(セミナーレポート)第7回アカデミア臨床開発セミナー
2021年2月12日、厚生労働省医政局研究開発振興課より吉岡恭子先生をお迎えし、第7回アカデミア臨床開発セミナーをオンラインで開催いたしました。
吉岡先生は、これまで「ヒトゲノム・遺伝子解析研究に関する倫理指針」(以下「ゲノム指針」)及び「人を対象とする医学系研究に関する倫理指針」(以下「医学系指針」)を統合した「人を対象とする生命科学・医学系研究に関する倫理指針」(以下「統合指針」)の策定に携わってこられました。そのご経験から、今回のセミナーでは、統合指針策定に係るポイントなどについてご講演頂きました。
まず、「統合指針策定の背景」について、2018 年 8 月から文部科学省、厚生労働省、経済産業省の3省合同会議において議論が行われ、両指針間の条文の整合性、ゲノム指針の条文の適正化などの観点から検討が行われた結果、医学系指針の規定内容を基本として、両指針を統合した新たな指針が策定されることになったとのご説明がありました。
次いで「統合指針策定に係るポイント」についてのご説明があり、「統合指針の構成」、「担当者別規定から行為別規定への変更」について、また、「新設の項目」として1)「用語の定義」、2)「電磁的インフォームド・コンセント」、3) 「研究により得られた結果等の取扱い」、4) 「手続きの主体変更、原則一括審査」、5)「倫理審査委員会(審査と報告)」についてご説明がありました。
まず、「統合指針の構成」、「担当者別規定から行為別規定への変更」については、統合指針の構成が大幅に変更され、第2章において「研究を実施する上で遵守すべき責務や考え方」などの概念的な内容が示され、また、第3~7章においては「研究者等が研究を実施する上で行う具体的手続等」が示される形で整備されたとのことでした。

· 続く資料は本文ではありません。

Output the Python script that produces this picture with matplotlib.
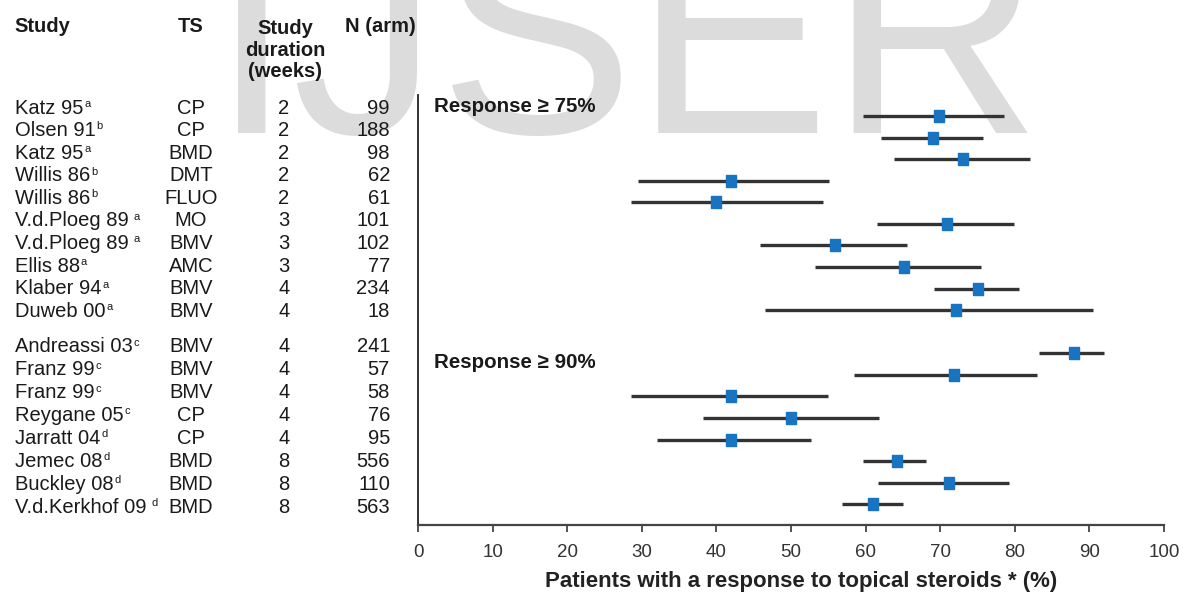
import matplotlib
matplotlib.use("Agg")
import matplotlib.pyplot as plt

plt.rcParams['font.family'] = ['Liberation Sans', 'DejaVu Sans']

# data
study = ["Katz 95", "Olsen 91", "Katz 95", "Willis 86", "Willis 86", "V.d.Ploeg 89", "V.d.Ploeg 89",
         "Ellis 88", "Klaber 94", "Duweb 00", "Andreassi 03", "Franz 99", "Franz 99", "Reygane 05",
         "Jarratt 04", "Jemec 08", "Buckley 08", "V.d.Kerkhof 09"]
ref = ["a", "b", "a", "b", "b", "a", "a", "a", "a", "a", "c", "c", "c", "c", "d", "d", "d", "d"]
ts = ["CP", "CP", "BMD", "DMT", "FLUO", "MO", "BMV", "AMC", "BMV", "BMV",
      "BMV", "BMV", "BMV", "CP", "CP", "BMD", "BMD", "BMD"]
weeks = [2, 2, 2, 2, 2, 3, 3, 3, 4, 4, 4, 4, 4, 4, 4, 8, 8, 8]
n_arm = [99, 188, 98, 62, 61, 101, 102, 77, 234, 18, 241, 57, 58, 76, 95, 556, 110, 563]
est = [69.8, 69.0, 73.0, 42.0, 39.9, 70.9, 55.9, 65.2, 75.1, 72.1,
       88.0, 71.9, 42.0, 50.0, 42.0, 64.2, 71.2, 61.0]
lo = [59.6, 62.0, 63.8, 29.5, 28.6, 61.5, 45.9, 53.2, 69.2, 46.5,
      83.3, 58.5, 28.6, 38.2, 32.0, 59.7, 61.6, 56.8]
hi = [78.5, 75.7, 82.0, 55.1, 54.3, 79.9, 65.5, 75.5, 80.5, 90.5,
      92.0, 83.0, 55.0, 61.8, 52.7, 68.1, 79.2, 65.0]
groups = ["Response \u2265 75%", "Response \u2265 90%"]
xticks = [0, 10, 20, 30, 40, 50, 60, 70, 80, 90, 100]

W, H = 1186, 597
fig = plt.figure(figsize=(W / 100, H / 100), dpi=100)

def fx(px):
    return px / W

def fy(py):
    return 1 - py / H

ax = fig.add_axes([fx(418), fy(525), fx(1164) - fx(418), fy(95) - fy(525)])
ax.patch.set_visible(False)

# row positions: first block 10 rows, then an empty row
ypos = list(range(10)) + list(range(11, 19))

for y, e, l, h in zip(ypos, est, lo, hi):
    ax.plot([l, h], [y, y], color='#333333', lw=2.4, solid_capstyle='butt', zorder=2)
rect = [(-0.42, -0.5), (0.42, -0.5), (0.42, 0.5), (-0.42, 0.5), (-0.42, -0.5)]
ax.plot(est, ypos, ls='none', marker=rect, markersize=9, color='#1874c1', zorder=3)

ax.set_xlim(0, 100)
ax.set_ylim(18.96, -0.97)
ax.set_xticks(xticks)
ax.set_yticks([])
for s in ['top', 'right']:
    ax.spines[s].set_visible(False)
ax.spines['left'].set_linewidth(1.3)
ax.spines['bottom'].set_linewidth(1.6)
ax.spines['left'].set_color('#222222')
ax.spines['bottom'].set_color('#444444')
ax.tick_params(axis='x', length=5, width=1.3, color='#444444', labelsize=13.5,
               labelcolor='#333333', pad=9)
ax.set_xlabel("Patients with a response to topical steroids * (%)", fontsize=16,
              fontweight='bold', color='#222222', va='center')
ax.xaxis.set_label_coords((801 - 418) / 746, -(582 - 525) / 430)

# watermark
fig.text(fx(211), fy(133), "IJSER", fontsize=211, color='#dcdcdc', va='baseline',
         ha='left', zorder=-5)

# table header
tc = '#1a1a1a'
fig.text(fx(14), fy(27), "Study", fontsize=14.5, fontweight='bold', va='center', color=tc)
fig.text(fx(191), fy(27), "TS", fontsize=14.5, fontweight='bold', va='center', ha='center', color=tc)
fig.text(fx(285), fy(50), "Study\nduration\n(weeks)", fontsize=14.5, fontweight='bold', va='center',
         ha='center', color=tc, linespacing=1.17)
fig.text(fx(380), fy(27), "N (arm)", fontsize=14.5, fontweight='bold', va='center', ha='center', color=tc)

# table rows
text_y = [108 + i * 22.6 for i in range(10)] + [347 + i * 22.86 for i in range(8)]
spaced = {5, 6, 17}
for i, ty in enumerate(text_y):
    t = fig.text(fx(15), fy(ty), study[i], fontsize=14.5, va='center', color=tc)
    fig.text(fx(191), fy(ty), ts[i], fontsize=14.5, va='center', ha='center', color=tc)
    fig.text(fx(284), fy(ty), str(weeks[i]), fontsize=14.5, va='center', ha='center', color=tc)
    fig.text(fx(390), fy(ty), str(n_arm[i]), fontsize=14.5, va='center', ha='right', color=tc)
    ax.annotate(ref[i], xy=(1, 0.72), xycoords=t, xytext=(3.5 if i in spaced else 0.5, 0),
                textcoords='offset points', fontsize=8, va='center', ha='left', color=tc,
                annotation_clip=False)

fig.text(fx(434), fy(107), groups[0], fontsize=14.8, fontweight='bold', va='center', color=tc)
fig.text(fx(434), fy(362), groups[1], fontsize=14.8, fontweight='bold', va='center', color=tc)

fig.savefig("out.png", dpi=100)
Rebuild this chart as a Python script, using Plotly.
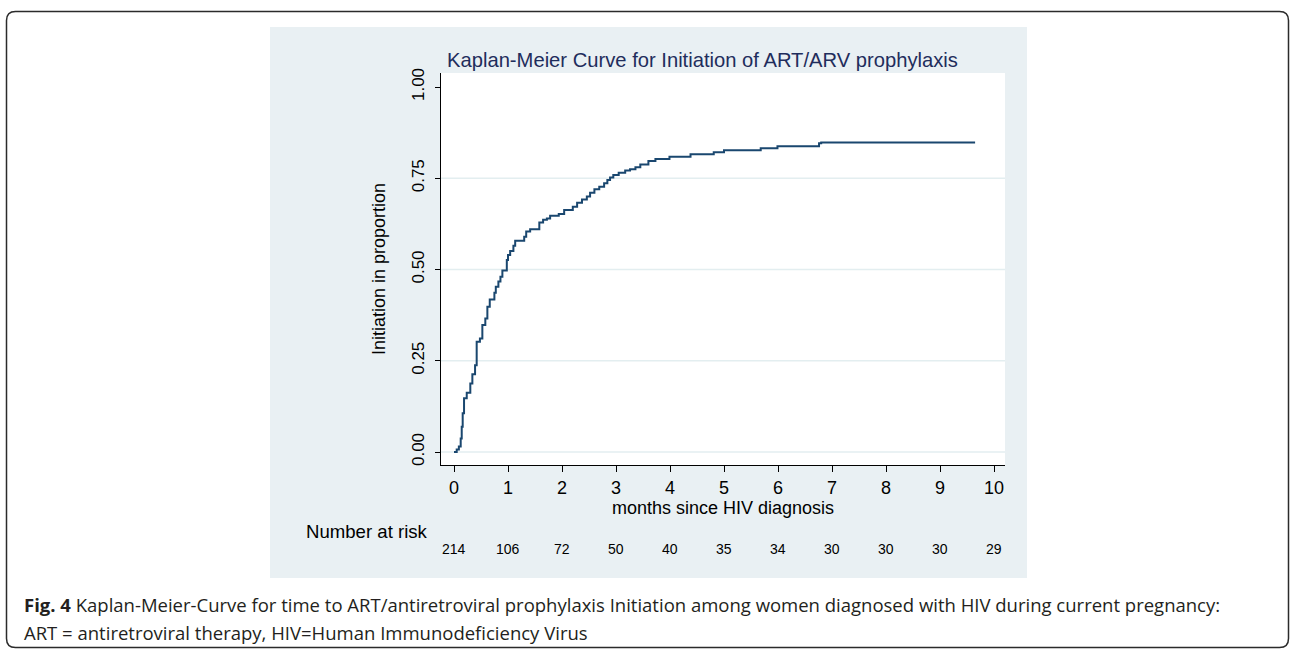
import plotly.graph_objects as go

W, H = 1290, 649

# Kaplan-Meier step data (months, cumulative proportion initiated)
months = [0, 0.05, 0.09, 0.124, 0.143, 0.161, 0.186, 0.236, 0.302, 0.34, 0.39, 0.42,
          0.48, 0.525, 0.58, 0.618, 0.662, 0.748, 0.774, 0.822, 0.86, 0.896, 0.978,
          1.0, 1.04, 1.1, 1.133, 1.30, 1.337, 1.41, 1.58, 1.65, 1.72, 1.78, 1.94,
          2.04, 2.2, 2.28, 2.37, 2.46, 2.52, 2.6, 2.69, 2.78, 2.84, 2.89, 2.95,
          3.05, 3.17, 3.26, 3.36, 3.45, 3.6, 3.73, 3.99, 4.38, 4.81, 5.0, 5.68,
          5.99, 6.76, 6.8, 9.65]
proportion = [0.0, 0.007, 0.015, 0.037, 0.069, 0.106, 0.147, 0.162, 0.188, 0.213, 0.238, 0.302,
              0.311, 0.348, 0.366, 0.398, 0.418, 0.436, 0.453, 0.467, 0.48, 0.497, 0.526,
              0.54, 0.551, 0.565, 0.579, 0.59, 0.604, 0.61, 0.629, 0.636, 0.64, 0.647, 0.652,
              0.663, 0.672, 0.683, 0.692, 0.70, 0.71, 0.72, 0.727, 0.736, 0.745, 0.752, 0.759,
              0.765, 0.771, 0.775, 0.78, 0.788, 0.797, 0.803, 0.809, 0.816, 0.821, 0.827, 0.832,
              0.838, 0.846, 0.848, 0.848]

x_ticks = [0, 1, 2, 3, 4, 5, 6, 7, 8, 9, 10]
y_ticks = [0.0, 0.25, 0.5, 0.75, 1.0]
grid_vals = [0.0, 0.25, 0.5, 0.75]
risk_times = [0, 1, 2, 3, 4, 5, 6, 7, 8, 9, 10]
number_at_risk = [214, 106, 72, 50, 40, 35, 34, 30, 30, 30, 29]

title_text = "Kaplan-Meier Curve for Initiation of ART/ARV prophylaxis"
xtitle = "months since HIV diagnosis"
ytitle = "Initiation in proportion"
caption1 = ("<b>Fig. 4</b> Kaplan-Meier-Curve for time to ART/antiretroviral prophylaxis "
            "Initiation among women diagnosed with HIV during current pregnancy:")
caption2 = "ART = antiretroviral therapy, HIV=Human Immunodeficiency Virus"

NAVY = "#1a476f"
PANEL = "#e9f0f3"
GRID = "#e3eef0"
FONT = "Liberation Sans, Arial, sans-serif"

# plot area in pixels
PL, PR, PT, PB = 441, 1005, 73, 465


def px(x):
    return x / W


def py(y):
    return 1 - y / H


fig = go.Figure()
fig.add_trace(go.Scatter(x=months, y=proportion, mode="lines",
                         line=dict(color=NAVY, width=2, shape="hv"),
                         showlegend=False, hoverinfo="skip"))

shapes = []
# outer rounded frame
r = 9
x0, y0, x1, y1 = 6.5, 11.5, 1288.5, 647.5
path = (f"M {px(x0+r)} {py(y0)} L {px(x1-r)} {py(y0)} Q {px(x1)} {py(y0)} {px(x1)} {py(y0+r)} "
        f"L {px(x1)} {py(y1-r)} Q {px(x1)} {py(y1)} {px(x1-r)} {py(y1)} "
        f"L {px(x0+r)} {py(y1)} Q {px(x0)} {py(y1)} {px(x0)} {py(y1-r)} "
        f"L {px(x0)} {py(y0+r)} Q {px(x0)} {py(y0)} {px(x0+r)} {py(y0)} Z")
shapes.append(dict(type="path", path=path, xref="paper", yref="paper",
                   line=dict(color="#2b2b2b", width=1.5), fillcolor="rgba(0,0,0,0)", layer="above"))
# graph panel
shapes.append(dict(type="rect", xref="paper", yref="paper", x0=px(270), x1=px(1027),
                   y0=py(578), y1=py(27), fillcolor=PANEL, line=dict(width=0), layer="below"))
# white plot region
shapes.append(dict(type="rect", xref="paper", yref="paper", x0=px(PL), x1=px(PR),
                   y0=py(PB), y1=py(PT), fillcolor="white", line=dict(width=0), layer="below"))
for g in grid_vals:
    shapes.append(dict(type="line", xref="paper", yref="y", x0=px(PL), x1=px(PR), y0=g, y1=g,
                       line=dict(color=GRID, width=1.5), layer="below"))

x_per = 54.0
x_zero = 454.0
xr = [(PL - x_zero) / x_per, (PR - x_zero) / x_per]
y_per = 365.0
y_zero = 452.0
yr = [(y_zero - PB) / y_per, (y_zero - PT) / y_per]

annotations = [
    dict(text=title_text, x=px(445), y=py(60), xref="paper", yref="paper",
         xanchor="left", yanchor="middle", showarrow=False,
         font=dict(family=FONT, size=20.2, color="#1f2d5c")),
    dict(text="Number at risk", x=px(304), y=py(531), xref="paper", yref="paper",
         xanchor="left", yanchor="middle", showarrow=False,
         font=dict(family=FONT, size=18.6, color="black")),
    dict(text=caption1, x=px(22), y=py(604), xref="paper", yref="paper",
         xanchor="left", yanchor="middle", showarrow=False,
         font=dict(family="Open Sans, sans-serif", size=18.5, color="#231f20")),
    dict(text=caption2, x=px(22), y=py(632), xref="paper", yref="paper",
         xanchor="left", yanchor="middle", showarrow=False,
         font=dict(family="Open Sans, sans-serif", size=18.5, color="#231f20")),
]
for t, n in zip(risk_times, number_at_risk):
    annotations.append(dict(text=str(n), x=t, y=py(549), xref="x", yref="paper",
                            xanchor="center", yanchor="middle", showarrow=False,
                            font=dict(family=FONT, size=14, color="black")))

fig.update_layout(
    template="none",
    width=W, height=H,
    margin=dict(l=0, r=0, t=0, b=0),
    paper_bgcolor="white",
    plot_bgcolor="rgba(0,0,0,0)",
    showlegend=False,
    shapes=shapes,
    annotations=annotations,
    xaxis=dict(domain=[px(PL), px(PR)], range=xr, tickvals=x_ticks,
               ticks="outside", ticklen=6, tickcolor="black", tickwidth=1,
               showline=True, linecolor="black", linewidth=1, showgrid=False,
               zeroline=False, automargin=False,
               tickfont=dict(family=FONT, size=18, color="black"),
               title=dict(text=xtitle, standoff=0,
                          font=dict(family=FONT, size=18, color="black"))),
    yaxis=dict(domain=[py(PB), py(PT)], range=yr, tickvals=y_ticks,
               tickformat=".2f", tickangle=-90, ticklabelstandoff=4,
               ticks="outside", ticklen=5, tickcolor="black", tickwidth=1,
               showline=True, linecolor="black", linewidth=1, showgrid=False,
               zeroline=False, automargin=False,
               tickfont=dict(family=FONT, size=17, color="black"),
               title=dict(text=ytitle, standoff=18,
                          font=dict(family=FONT, size=18, color="black"))),
)

fig.write_html("out.html", config={"displayModeBar": False},
               post_script="document.body.style.margin='0px';document.body.style.overflow='hidden';")
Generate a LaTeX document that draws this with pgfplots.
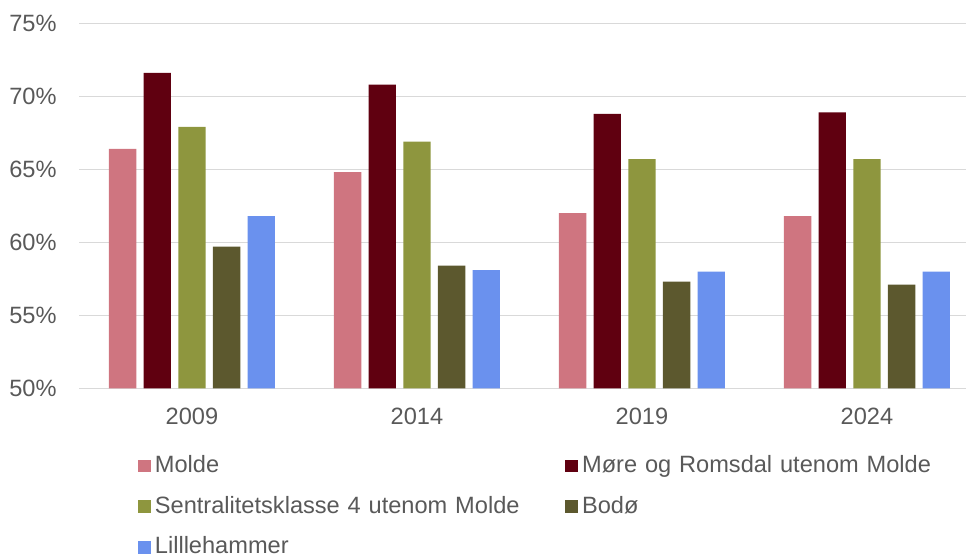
\documentclass[border=0pt]{standalone}
\usepackage{pgfplots}
\pgfplotsset{compat=1.18}
\usepackage{fontspec}
\setmainfont{Liberation Sans}
\definecolor{cMolde}{HTML}{CF7580}
\definecolor{cMore}{HTML}{600010}
\definecolor{cSentral}{HTML}{8E963E}
\definecolor{cBodo}{HTML}{5C582E}
\definecolor{cLill}{HTML}{6A91EE}
\definecolor{gridgray}{HTML}{D9D9D9}
\definecolor{textgray}{HTML}{595959}
\pgfplotsset{ybar legend/.style={legend image code/.code={\fill[##1] (0pt,0pt) rectangle (9.3pt,9.6pt);}}}
\begin{document}
\begin{tikzpicture}
\path[use as bounding box] (0,0) rectangle (724.5pt,419.25pt);
\begin{axis}[
  at={(59.6pt,128pt)}, anchor=south west,
  scale only axis, width=675pt, height=273.75pt,
  xmin=-0.5, xmax=3.5, ymin=50, ymax=75,
  ybar=5.5pt, bar width=20.5pt,
  xtick={0,1,2,3}, xticklabels={2009,2014,2019,2024},
  ytick={50,55,...,75},
  yticklabel={\pgfmathprintnumber{\tick}\%},
  ymajorgrids, grid style={draw=gridgray, line width=1pt},
  axis line style={draw=none},
  major tick length=0pt,
  tick label style={font=\fontsize{17.7}{20}\selectfont, text=textgray},
  /pgf/number format/assume math mode=true,
  yticklabel style={inner sep=0pt, xshift=-17pt},
  xticklabel style={inner sep=0pt, yshift=-14.6pt},
  legend columns=2,
  legend style={
    at={(0.0653,-0.1826)}, anchor=north west,
    draw=none, fill=none, inner sep=0pt, outer sep=0pt,
    font=\fontsize{17.7}{20}\selectfont, text=textgray,
    cells={anchor=base west},
    nodes={inner sep=0pt, text width=307.9pt, text height=13pt, text depth=0pt},
    /tikz/every odd column/.style={column sep=3.2pt},
    /tikz/every even column/.style={column sep=0pt},
    row sep=17.6pt,
  },
]
\addplot[fill=cMolde, draw=none] coordinates {(0,66.4) (1,64.8) (2,62.0) (3,61.8)};
\addplot[fill=cMore, draw=none] coordinates {(0,71.6) (1,70.8) (2,68.8) (3,68.9)};
\addplot[fill=cSentral, draw=none] coordinates {(0,67.9) (1,66.9) (2,65.7) (3,65.7)};
\addplot[fill=cBodo, draw=none] coordinates {(0,59.7) (1,58.4) (2,57.3) (3,57.1)};
\addplot[fill=cLill, draw=none] coordinates {(0,61.8) (1,58.1) (2,58.0) (3,58.0)};
\legend{Molde, Møre og Romsdal utenom Molde, Sentralitetsklasse 4 utenom Molde, Bodø, Lilllehammer}
\end{axis}
\end{tikzpicture}
\end{document}
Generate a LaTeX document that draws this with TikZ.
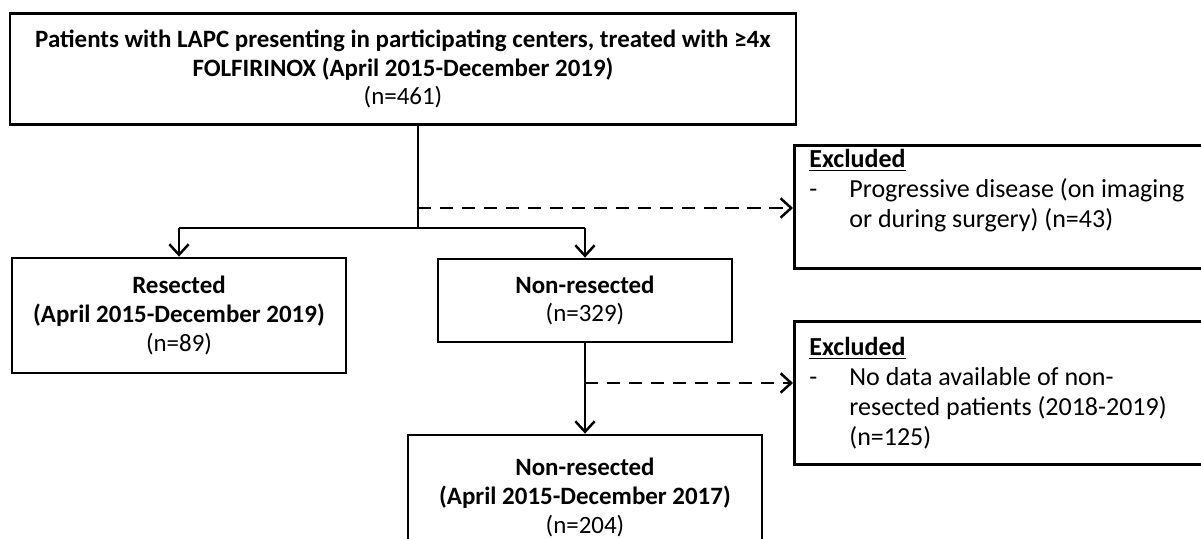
\documentclass[tikz,border=0pt]{standalone}
\usepackage{fontspec}
\setmainfont{Carlito}
\usetikzlibrary{arrows.meta,positioning,calc}

\begin{document}
\begin{tikzpicture}[x=0.02cm, y=-0.02cm, >={Straight Barb[length=6pt,width=11pt,line width=1.4pt]},
  font=\fontsize{14.2}{16.4}\selectfont,
  box/.style={draw, line width=1.6pt, inner sep=0pt, align=center},
  exbox/.style={box, anchor=north west, minimum width=8.44cm,
    font=\fontsize{14.8}{17}\selectfont},
  flow/.style={line width=1.4pt},
  skip/.style={line width=1.4pt, dash pattern=on 7.5pt off 5pt}]
  %% page frame (1201 x 538 px)
  \useasboundingbox (0,0) rectangle (1201,538);

  %% ── Main boxes ─────────────────────────────────────────────
  \node[box, minimum width=15.72cm, minimum height=2.22cm] (cohort) at (403,69)
    {\textbf{Patients with LAPC presenting in participating centers, treated with ≥4x}\\
     \textbf{FOLFIRINOX (April 2015-December 2019)}\\
     (n=461)};
  \node[box, minimum width=6.68cm, minimum height=2.3cm] (resected) at (179,315.5)
    {\textbf{Resected}\\ \textbf{(April 2015-December 2019)}\\ (n=89)};
  \node[box, minimum width=5.88cm, minimum height=1.66cm] (nonres) at (585,300.5)
    {\textbf{Non-resected}\\ (n=329)};
  \node[box, minimum width=7.08cm, minimum height=2.5cm] (final) at (585,497.5)
    {\textbf{Non-resected}\\ \textbf{(April 2015-December 2017)}\\ (n=204)};

  %% ── Exclusion boxes (run off the right edge) ───────────────
  \node[exbox, minimum height=2.46cm] (excl1) at (793,144)
    {\parbox[c][2.3cm][t]{8.44cm}{%
     \hspace*{0.3cm}\underline{\textbf{Excluded}}\\
     \hspace*{0.3cm}\makebox[0.8cm][l]{-}Progressive disease (on imaging\\
     \hspace*{1.1cm}or during surgery) (n=43)}};
  \node[exbox, minimum height=2.86cm] (excl2) at (793,320)
    {\parbox[c][2.86cm][c]{8.44cm}{%
     \hspace*{0.3cm}\underline{\textbf{Excluded}}\\
     \hspace*{0.3cm}\makebox[0.8cm][l]{-}No data available of non-\\
     \hspace*{1.1cm}resected patients (2018-2019)\\
     \hspace*{1.1cm}(n=125)}};

  %% ── Connectors ─────────────────────────────────────────────
  \coordinate (split) at (418,228);
  \coordinate (drop1) at (418,208);
  \coordinate (drop2) at (585,383);
  \draw[flow] (cohort.south -| split) -- (split);
  \draw[flow] (resected.north |- split) -- (nonres.north |- split);
  \draw[flow,->] (resected.north |- split) -- (resected.north);
  \draw[flow,->] (nonres.north |- split) -- (nonres.north);
  \draw[skip,->] (drop1) -- (drop1 -| excl1.west);
  \draw[flow,->] (nonres.south) -- (final.north);
  \draw[skip,->] (drop2) -- (drop2 -| excl2.west);
\end{tikzpicture}
\end{document}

次に「新設の項目」については、以下の各事項について主なポイントをご説明いただきました。
1)「用語の定義」
「人を対象とする生命科学・医学系研究」、「研究協力機関」などの定義が示された。
2)「電磁的インフォームド・コンセント」
インフォームド・コンセント(以下「IC」)の手続きの中で電磁的手法を用いることの留意点が整理され、①デジタルデバイスを用いて説明・同意の取得を行うこと、また、②ネットワークを介して説明・同意の取得を行うことなどを想定し、「文書によるにICに代えて、電磁的方法によりICを受けることが出来る」旨が示された。
3)「研究により得られた結果等の取扱い」
「遺伝情報の開示」に係る条文の整理が行われ、研究で得られた結果等をどのように適切に研究対象者に説明するのかについての概念や手続きが新たに規定された。
4)「手続きの主体変更、原則一括審査」
① 研究計画に関する倫理審査委員会への付議やその他の研究実施に係る手続の主体が、「研究機関の長」から「研究責任者」へと変更され、② 多機関共同研究においては、倫理審査に係る手続の効率化を図るため一括審査が原則化された。
5)「倫理審査委員会(審査と報告)」
迅速審査の規定について、「研究計画書の軽微な変更に関する審査」のうち、委員会が事前に確認のみで良いと認めたものについては、報告事項として取り扱うことができるようになった。
以上のように統合指針策定に係る議論や内容についてわかりやすくご説明をいただいた後、現在、検討が行われている「臨床研究法」の見直しについてもご説明いただきました。
課題として挙げられている論点には、「事務手続き負担の軽減(届け出・変更に伴う事務量軽減、 COI 管理の施設負担軽減)」、「がん、小児の分野で大きな問題となっている「適応外使用」の問題」、「臨床研究法における観察研究の位置づけ」、「国際的規制との整合性に必要な「スポンサー」概念の導入」などがあるとのことでした。
このように今回のセミナーでは、吉岡先生から大変有用で貴重なお話をわかりやすくご講演いただき、セミナーは約225名もの多くの方々の参加を得て、多くの質問をいただき活発な議論も交わされ盛会のうちに終了いたしました。
本年度も、医療分野の研究開発について、ご高名な講師の先生をお招きして、さまざまな観点からご講演をいただき、参加者の皆さまに充実したセミナーを提供させていただきました。次年度も研究者の皆さまに有益な情報をできるよう、事務局一同尽力したいと考えております。来年度の予定がきまりましたら、随時ホームぺージでご案内をさせていただきます。皆さまのご参加をお待ちしております。